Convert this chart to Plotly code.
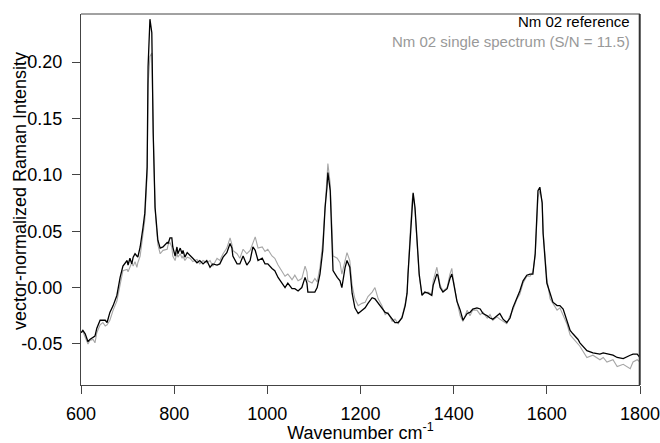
import plotly.graph_objects as go

# Raman shift axis (cm^-1) shared by both spectra
wavenumber = [
    600, 604, 609, 615, 619, 626, 630, 634, 641, 647, 652, 656, 662, 669, 677, 684,
    688, 690, 699, 701, 705, 709, 712, 716, 720, 722, 727, 731, 733, 737, 742, 744,
    748, 752, 755, 759, 763, 765, 770, 776, 785, 787, 791, 795, 797, 802, 806, 808,
    813, 817, 819, 823, 828, 834, 840, 849, 855, 862, 870, 877, 883, 892, 898, 905,
    913, 920, 924, 926, 935, 941, 948, 956, 963, 969, 974, 980, 989, 995, 1001, 1010,
    1016, 1023, 1031, 1038, 1044, 1053, 1059, 1066, 1074, 1081, 1085, 1087, 1096, 1102, 1107, 1113,
    1119, 1124, 1128, 1130, 1135, 1139, 1141, 1150, 1156, 1160, 1167, 1171, 1177, 1182, 1188, 1195,
    1203, 1210, 1216, 1225, 1231, 1238, 1246, 1253, 1259, 1268, 1274, 1281, 1289, 1296, 1300, 1302,
    1306, 1311, 1313, 1317, 1321, 1326, 1332, 1338, 1345, 1353, 1356, 1364, 1366, 1371, 1377, 1386,
    1392, 1396, 1399, 1407, 1414, 1420, 1429, 1435, 1441, 1450, 1457, 1463, 1472, 1478, 1484, 1493,
    1499, 1506, 1514, 1521, 1527, 1536, 1542, 1549, 1557, 1564, 1570, 1575, 1579, 1581, 1585, 1590,
    1592, 1596, 1600, 1607, 1613, 1622, 1628, 1635, 1643, 1650, 1656, 1667, 1671, 1686, 1699, 1714,
    1721, 1729, 1742, 1751, 1764, 1779, 1785, 1794, 1800,
]

# Nm 02 reference spectrum
reference = [
    -0.040, -0.038, -0.041, -0.048, -0.046, -0.044, -0.043, -0.036, -0.029, -0.029, -0.029, -0.031, -0.022, -0.016, -0.007, 0.009,
    0.018, 0.019, 0.024, 0.020, 0.026, 0.021, 0.027, 0.030, 0.028, 0.027, 0.036, 0.051, 0.053, 0.066, 0.107, 0.196,
    0.238, 0.226, 0.137, 0.071, 0.053, 0.042, 0.035, 0.036, 0.040, 0.039, 0.044, 0.044, 0.036, 0.028, 0.036, 0.030,
    0.035, 0.030, 0.033, 0.027, 0.031, 0.028, 0.026, 0.022, 0.024, 0.021, 0.024, 0.018, 0.021, 0.020, 0.021, 0.027,
    0.031, 0.039, 0.035, 0.028, 0.021, 0.021, 0.028, 0.020, 0.024, 0.036, 0.033, 0.024, 0.026, 0.021, 0.021, 0.017,
    0.015, 0.009, 0.004, 0.000, 0.004, -0.001, -0.001, -0.003, 0.000, 0.009, 0.004, -0.004, -0.004, -0.004, 0.000, 0.012,
    0.033, 0.071, 0.089, 0.102, 0.086, 0.044, 0.015, 0.009, 0.006, 0.000, 0.018, 0.024, 0.018, -0.005, -0.018, -0.023,
    -0.020, -0.018, -0.014, -0.009, -0.010, -0.014, -0.019, -0.022, -0.023, -0.028, -0.031, -0.031, -0.027, -0.016, -0.005, 0.012,
    0.042, 0.077, 0.084, 0.071, 0.042, 0.012, -0.007, -0.004, -0.005, -0.007, 0.002, 0.012, 0.011, 0.000, -0.004, -0.001,
    0.008, 0.012, 0.006, -0.012, -0.020, -0.029, -0.023, -0.022, -0.019, -0.018, -0.019, -0.023, -0.025, -0.027, -0.028, -0.025,
    -0.023, -0.028, -0.031, -0.027, -0.018, -0.009, -0.003, 0.006, 0.011, 0.012, 0.012, 0.030, 0.066, 0.086, 0.089, 0.075,
    0.048, 0.024, 0.004, -0.005, -0.013, -0.016, -0.016, -0.019, -0.029, -0.038, -0.041, -0.046, -0.049, -0.056, -0.058, -0.059,
    -0.058, -0.059, -0.060, -0.062, -0.063, -0.060, -0.059, -0.059, -0.062,
]

# Nm 02 single spectrum (S/N = 11.5)
single = [
    -0.040, -0.039, -0.044, -0.050, -0.047, -0.046, -0.049, -0.040, -0.033, -0.031, -0.034, -0.033, -0.029, -0.020, -0.012, 0.002,
    0.012, 0.015, 0.016, 0.014, 0.018, 0.022, 0.019, 0.023, 0.018, 0.022, 0.028, 0.042, 0.050, 0.060, 0.100, 0.180,
    0.205, 0.208, 0.140, 0.070, 0.048, 0.038, 0.030, 0.033, 0.034, 0.038, 0.040, 0.036, 0.028, 0.024, 0.031, 0.027,
    0.030, 0.026, 0.028, 0.024, 0.027, 0.026, 0.023, 0.025, 0.021, 0.024, 0.022, 0.024, 0.019, 0.026, 0.024, 0.030,
    0.035, 0.044, 0.038, 0.033, 0.030, 0.026, 0.034, 0.030, 0.033, 0.040, 0.045, 0.035, 0.036, 0.032, 0.034, 0.028,
    0.026, 0.020, 0.015, 0.010, 0.012, 0.007, 0.011, 0.006, 0.008, 0.019, 0.014, 0.006, 0.004, 0.008, 0.005, 0.018,
    0.040, 0.075, 0.095, 0.110, 0.092, 0.050, 0.028, 0.026, 0.022, 0.012, 0.025, 0.031, 0.024, 0.002, -0.010, -0.016,
    -0.014, -0.013, -0.008, -0.004, 0.000, -0.010, -0.016, -0.024, -0.022, -0.030, -0.028, -0.032, -0.026, -0.014, -0.004, 0.014,
    0.044, 0.078, 0.083, 0.068, 0.040, 0.010, -0.006, -0.005, -0.004, -0.006, 0.006, 0.018, 0.013, 0.002, -0.003, 0.000,
    0.012, 0.017, 0.008, -0.012, -0.025, -0.030, -0.020, -0.025, -0.020, -0.020, -0.024, -0.022, -0.027, -0.024, -0.029, -0.026,
    -0.028, -0.030, -0.032, -0.025, -0.020, -0.010, -0.006, 0.004, 0.010, 0.010, 0.014, 0.028, 0.062, 0.080, 0.086, 0.076,
    0.050, 0.030, 0.008, -0.010, -0.014, -0.020, -0.018, -0.024, -0.032, -0.042, -0.045, -0.050, -0.052, -0.062, -0.060, -0.064,
    -0.062, -0.066, -0.064, -0.070, -0.068, -0.072, -0.066, -0.064, -0.066,
]

x_ticks = [600, 800, 1000, 1200, 1400, 1600, 1800]
y_ticks = [-0.05, 0.00, 0.05, 0.10, 0.15, 0.20]
y_tick_labels = ["-0.05", "0.00", "0.05", "0.10", "0.15", "0.20"]

FONT = "Liberation Sans, Arial, sans-serif"
AXIS_COLOR = "#444444"

fig = go.Figure()
fig.add_trace(go.Scatter(
    x=wavenumber, y=single, mode="lines",
    line=dict(color="#a6a6a6", width=1.1), name="Nm 02 single spectrum (S/N = 11.5)",
))
fig.add_trace(go.Scatter(
    x=wavenumber, y=reference, mode="lines",
    line=dict(color="#000000", width=1.3), name="Nm 02 reference",
))

fig.update_layout(
    width=660, height=443,
    margin=dict(l=81, r=20, t=14, b=58, autoexpand=False),
    paper_bgcolor="white", plot_bgcolor="white",
    showlegend=False,
    font=dict(family=FONT, size=18, color="#000000"),
)
fig.update_xaxes(
    range=[600, 1800], tickvals=x_ticks, automargin=False,
    showgrid=False, zeroline=False,
    showline=True, linecolor=AXIS_COLOR, linewidth=1,
    ticks="outside", ticklen=8, tickcolor=AXIS_COLOR, tickwidth=1,
    ticklabelstandoff=4, ticklabeloverflow="allow",
    tickfont=dict(family=FONT, size=18),
    title=dict(text="Wavenumber cm<sup>-1</sup>", font=dict(family=FONT, size=18), standoff=2),
)
fig.update_yaxes(
    range=[-0.0864, 0.2426], tickvals=y_ticks, ticktext=y_tick_labels, automargin=False,
    showgrid=False, zeroline=False,
    showline=True, linecolor=AXIS_COLOR, linewidth=1,
    ticks="outside", ticklen=8, tickcolor=AXIS_COLOR, tickwidth=1,
    ticklabelstandoff=6, ticklabeloverflow="allow",
    tickfont=dict(family=FONT, size=18),
)

# frame: top and right edges of the plotting area
fig.add_shape(type="line", xref="paper", yref="paper", x0=0, x1=1, y0=1, y1=1,
              line=dict(color=AXIS_COLOR, width=1), layer="above")
fig.add_shape(type="line", xref="paper", yref="paper", x0=0.9995, x1=0.9995, y0=0, y1=1,
              line=dict(color="#333333", width=2), layer="above")

# y-axis title
fig.add_annotation(
    xref="paper", yref="paper", x=-0.109, y=0.523, xanchor="center", yanchor="middle",
    text="vector-normalized Raman Intensity", textangle=-90, showarrow=False,
    font=dict(family=FONT, size=18, color="#000000"),
)

fig.add_annotation(
    xref="paper", yref="paper", x=0.986, y=0.98, xanchor="right", yanchor="middle",
    text="Nm 02 reference", showarrow=False,
    font=dict(family=FONT, size=15, color="#000000"),
)
fig.add_annotation(
    xref="paper", yref="paper", x=0.986, y=0.925, xanchor="right", yanchor="middle",
    text="Nm 02 single spectrum (S/N = 11.5)", showarrow=False,
    font=dict(family=FONT, size=15, color="#999999"),
)

fig.write_html("out.html")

**The exercise**
Could the lines from the top of the material through the line with "import plotly.graph_objects as go" be repeated exactly, pictures left out?

**Solved exercise**
Convert this chart to Plotly code.
import plotly.graph_objects as go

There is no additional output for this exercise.